I read this piece while in Vienna working with the editorial team of Kurier, as we move toward a mobile first approach. Today’s workshop was all about how we concentrate on stories, NOT editions. Part of the content of the workshop was about the journalism of everywhereness, and in which the audience is bombarded constantly by information. Our readers know more than readers of ten years ago used to know before they got our information.
That is a central theme of the Roberts piece. He writes that there are no longer supply constraints, that it is cheap for anyone to publish something on the web, and that there are “virtually no constraints left on the supply of information. Libraries are online. Government records are online. Every public figure’s every move is blogged or tweeted.”
What is the approach the journalist should take when so much of the information is known?
That of explainer, writes Roberts.
Two things follow.
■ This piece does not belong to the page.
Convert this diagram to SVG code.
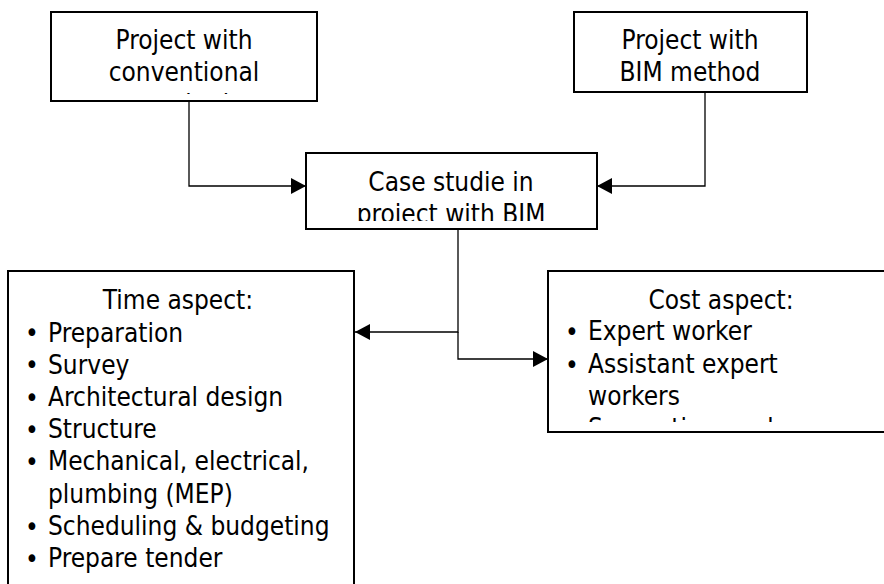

First, with supply constraints gone, there is no reason to confine web journalism to the length and formal constraints of journalism developed for paper. Any story can be as long as it needs to be, whether it’s 200 words or 2,000. Not every journalist must choose between the view-from-nowhere voice of the objective journalist and stale aphorisms of major newspaper editorial pages. There is room for a greater variety of length, form, tone, voice, and subject on the web.
And second, there’s more need for explanation.
People want to know how the world works. They want to know why the things that are happening are happening. They don’t stop wanting to learn when they get out of school.
And this is where the role of journalists can become essential, as explainers. As Roberts so eloquently tells us, people want to know how the world works. He insists, and I agree, that these days it is less about producing new information that it it is about gathering information already on the record, evaluating it and explaining and contextualizing it for an audience.
Here is where the role of a “content manager” plays an important part of what stories will be followed and how they will be handled. In this context, a story may have a “lean forward” mode early in the day, but become more explanatory and more “lean back” in subsequent updates.
I am always surprised by newsrooms where this shift in the role of the journalist—-and the role of information—have not been incorporated in work flow transformation and work assignments.
That is what my workshop today was all about.
At the end of the workshop, the young journalists had selected stories that needed more updates, better coverage, and, indeed, more explanations.
I asked the question: How is what you have done today different from how you have done this in the usual manner here?
I already knew the answer, but it was good to hear it again, and to discuss what change and transformation are all about: “Well,” said a young woman, “we would have concentrated on the way the story would appear in the print edition of tomorrow, thus eliminating the updates and the video component.”
Journalists not only need to become explainers, they also need to explore different ways of telling those stories across different platforms.